We've been using
Openfire for departmental instant messaging for some time now, which is described on their site as...
"a cross-platform real-time collaboration server based on the XMPP (Jabber) protocol."
It's been working quite well for us using their
Spark client as well as using the
Pidgin client. My boss saw that there is a video conferencing plugin for Openfire and thought that it could be quite useful for a number of purposes.
The one he was looking at was one that uses WebRTC for the audio/video piece in the browser, though the plug-in is still under development and is only able to utilize Chrome browser. So I happened upon the
Redfire plug-in for Openfire that describes itself as
"Redfire is a plugin for Openfire that embeds the Red5 RTMP server, Cumulus RTMFP server and modified Phono SDK to provide audio/video streaming tools for XMPP application development."

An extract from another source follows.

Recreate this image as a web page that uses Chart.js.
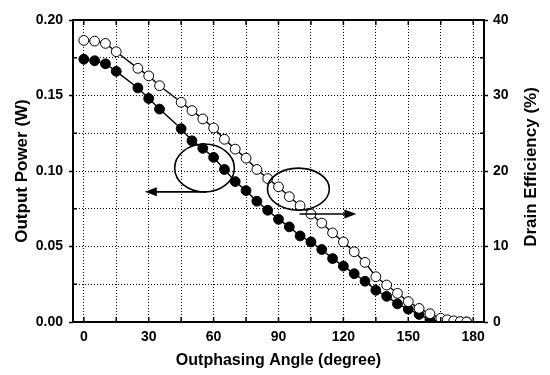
<!DOCTYPE html>
<html lang="en">
<head>
    <meta charset="UTF-8">
    <title>Outphasing Angle vs Output Power / Drain Efficiency</title>
    <script src="https://cdn.jsdelivr.net/npm/chart.js"></script>
    <style>
        body { margin: 0; background: #fff; }
        #wrap { width: 550px; height: 375px; }
    </style>
</head>
<body>
    <div id="wrap"><canvas id="pae" width="550" height="375"></canvas></div>

    <script>
        // data
        const angles = [0, 5, 10, 15, 25, 30, 35, 45, 50, 55, 60, 65, 70, 75, 80, 85, 90, 95, 100,
            105, 110, 115, 120, 125, 130, 135, 140, 145, 150, 155, 160, 165, 168, 171, 174, 177];
        const outputPower = [0.174, 0.173, 0.171, 0.166, 0.155, 0.148, 0.141, 0.128, 0.120, 0.115,
            0.109, 0.101, 0.093, 0.087, 0.080, 0.074, 0.068, 0.063, 0.057, 0.053, 0.048, 0.042,
            0.037, 0.032, 0.027, 0.021, 0.017, 0.012, 0.0085, 0.005, 0.0015, 0, 0, 0, 0, 0];
        const drainEff = [37.3, 37.2, 36.9, 35.8, 33.6, 32.6, 31.3, 29.1, 28.0, 26.9, 25.7, 24.2,
            22.9, 21.7, 20.2, 19.0, 17.9, 16.6, 15.4, 14.3, 13.1, 11.8, 10.6, 9.3, 7.9, 6.0, 4.9,
            3.8, 2.7, 1.8, 1.1, 0.5, 0.3, 0.15, 0.05, 0];

        const angleTicks = [0, 15, 30, 45, 60, 75, 90, 105, 120, 135, 150, 165, 180];
        const powerTicks = [0, 0.025, 0.05, 0.075, 0.1, 0.125, 0.15, 0.175, 0.2];
        const effTicks = [0, 5, 10, 15, 20, 25, 30, 35, 40];

        const FONT = "'Liberation Sans', Arial, sans-serif";

        // ellipses + arrows marking which curve goes with which axis (data units)
        const noteLeft = { cx: 55.8, cy: 0.102, rx: 13.8, ry: 0.0159, from: 56.6, to: 28.2, ay: 0.0862 };
        const noteRight = { cx: 99.2, cy: 17.6, rx: 14.3, ry: 2.78, from: 99.7, to: 126, ay: 14.3 };

        function arrow(ctx, x1, x2, y) {
            const dir = Math.sign(x2 - x1);
            ctx.beginPath();
            ctx.moveTo(x1, y);
            ctx.lineTo(x2 - dir * 10, y);
            ctx.stroke();
            ctx.beginPath();
            ctx.moveTo(x2, y);
            ctx.lineTo(x2 - dir * 12, y - 4.5);
            ctx.lineTo(x2 - dir * 12, y + 4.5);
            ctx.closePath();
            ctx.fill();
        }

        function note(ctx, n, xs, ys) {
            const cx = xs.getPixelForValue(n.cx), cy = ys.getPixelForValue(n.cy);
            const rx = xs.getPixelForValue(n.cx + n.rx) - cx;
            const ry = cy - ys.getPixelForValue(n.cy + n.ry);
            ctx.beginPath();
            ctx.ellipse(cx, cy, rx, ry, 0, 0, Math.PI * 2);
            ctx.stroke();
            arrow(ctx, xs.getPixelForValue(n.from), xs.getPixelForValue(n.to), ys.getPixelForValue(n.ay));
        }

        const framePlugin = {
            id: 'framePlugin',
            afterDraw(chart) {
                const { ctx, chartArea: a, scales: { x, y, y1 } } = chart;
                ctx.save();
                ctx.strokeStyle = '#000';
                ctx.fillStyle = '#000';

                // inward ticks
                ctx.lineWidth = 1.5;
                ctx.beginPath();
                x.ticks.forEach(t => {
                    const px = x.getPixelForValue(t.value);
                    ctx.moveTo(px, a.top); ctx.lineTo(px, a.top + 5);
                    ctx.moveTo(px, a.bottom); ctx.lineTo(px, a.bottom - 5);
                });
                y.ticks.forEach((t, i) => {
                    if (i % 2 === 0) return;
                    const py = y.getPixelForValue(t.value);
                    ctx.moveTo(a.left, py); ctx.lineTo(a.left + 4, py);
                    ctx.moveTo(a.right, py); ctx.lineTo(a.right - 4, py);
                });
                ctx.stroke();

                ctx.lineWidth = 2;
                ctx.strokeRect(a.left, a.top, a.right - a.left, a.bottom - a.top);

                ctx.lineWidth = 1.6;
                note(ctx, noteLeft, x, y);
                note(ctx, noteRight, x, y1);

                // right title reads bottom-to-top
                ctx.translate(531.5, 167);
                ctx.rotate(-Math.PI / 2);
                ctx.font = "bold 17px " + FONT;
                ctx.textAlign = 'center';
                ctx.textBaseline = 'middle';
                ctx.fillText('Drain Efficiency (%)', 0, 0);
                ctx.restore();
            }
        };

        const majorOnly = (list, every) => (ctx) =>
            ctx.tick && list.indexOf(ctx.tick.value) % every === 0 ? '#000' : 'rgba(0,0,0,0)';

        const ctx = document.getElementById('pae').getContext('2d');

        new Chart(ctx, {
            type: 'line',
            data: {
                datasets: [{
                    label: 'Output Power',
                    data: angles.map((a, i) => ({ x: a, y: outputPower[i] })),
                    yAxisID: 'y',
                    borderColor: '#000',
                    borderWidth: 1.4,
                    pointRadius: 4.9,
                    pointBackgroundColor: '#000',
                    pointBorderColor: '#000',
                    pointBorderWidth: 1,
                    order: 2
                }, {
                    label: 'Drain Efficiency',
                    data: angles.map((a, i) => ({ x: a, y: drainEff[i] })),
                    yAxisID: 'y1',
                    borderColor: '#000',
                    borderWidth: 1.4,
                    pointRadius: 4.9,
                    pointBackgroundColor: '#fff',
                    pointBorderColor: '#000',
                    pointBorderWidth: 1,
                    order: 1
                }]
            },
            options: {
                responsive: false,
                animation: false,
                events: [],
                layout: { padding: { top: 20, left: 0, right: 0, bottom: 0 } },
                plugins: { legend: { display: false }, tooltip: { enabled: false } },
                scales: {
                    x: {
                        type: 'linear',
                        min: -5,
                        max: 185,
                        afterBuildTicks: s => { s.ticks = angleTicks.map(v => ({ value: v })); },
                        afterFit: s => { s.height = 53; },
                        grid: { color: '#000', lineWidth: 1, drawTicks: false },
                        border: { display: false, dash: [1, 2] },
                        ticks: {
                            autoSkip: false,
                            maxRotation: 0,
                            padding: 7,
                            color: '#000',
                            font: { family: FONT, size: 14, weight: 'bold' },
                            callback: v => (v % 30 === 0 ? String(v) : '')
                        },
                        title: {
                            display: true,
                            text: 'Outphasing Angle (degree)',
                            color: '#000',
                            font: { family: FONT, size: 16, weight: 'bold' },
                            padding: { top: 0, bottom: 5 }
                        }
                    },
                    y: {
                        position: 'left',
                        min: 0,
                        max: 0.2,
                        afterBuildTicks: s => { s.ticks = powerTicks.map(v => ({ value: v })); },
                        afterFit: s => { s.width = 73; },
                        grid: {
                            color: '#000',
                            lineWidth: 1,
                            tickLength: 4,
                            tickWidth: 1.5,
                            tickColor: majorOnly(powerTicks, 2)
                        },
                        border: { display: false, dash: [1, 2] },
                        ticks: {
                            autoSkip: false,
                            padding: 6,
                            color: '#000',
                            font: { family: FONT, size: 14, weight: 'bold' },
                            callback: (v, i) => (i % 2 === 0 ? v.toFixed(2) : '')
                        },
                        title: {
                            display: true,
                            text: 'Output Power (W)',
                            color: '#000',
                            font: { family: FONT, size: 17, weight: 'bold' },
                            padding: { top: 12, bottom: 0 }
                        }
                    },
                    y1: {
                        position: 'right',
                        min: 0,
                        max: 40,
                        afterBuildTicks: s => { s.ticks = effTicks.map(v => ({ value: v })); },
                        afterFit: s => { s.width = 66; },
                        grid: {
                            drawOnChartArea: false,
                            tickLength: 4,
                            tickWidth: 1.5,
                            tickColor: majorOnly(effTicks, 2)
                        },
                        border: { display: false },
                        ticks: {
                            autoSkip: false,
                            padding: 5,
                            color: '#000',
                            font: { family: FONT, size: 14, weight: 'bold' },
                            callback: (v, i) => (i % 2 === 0 ? String(v) : '')
                        },
                        title: { display: false }
                    }
                }
            },
            plugins: [framePlugin]
        });
    </script>
</body>
</html>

So the plug-in has a lot going on in the backend to make things happen. Installation of the plug-in is as simple as unzipping the war file into the Openfire plugins directory of the Openfire server and restarting the service.
After I restarted the Openfire server I was scratching my head for a while over a number of errors that were thrown up in the console, such as "SLF4J: Class path contains multiple SLF4J bindings".
After poking at it for a while I figured out it was actually running even with the errors.
So opening http://our_server:7070/redfire brought up the Redfire testing screen which allowed us to play around a little and confirm things were working as expected. At the bottom of this page there is a link to download the Spark plug-in to get it to work seamlessly with Spark. When someone initiates a video conference to a Pidgin client it will display a URL to click on to join the conference, still working on a way to initiate a video conference from Pidgin.
Some of the clients that we rolled this out to had issues with bringing up local audio/video, a quick update of Flash and all was well with the world.
Long story short, Openfire server with the Redfire plug-in makes for a nice little Instant Messaging/AV Conferencing server. Oh, did I also mention you can connect it to a VOIP gateway to make external calls.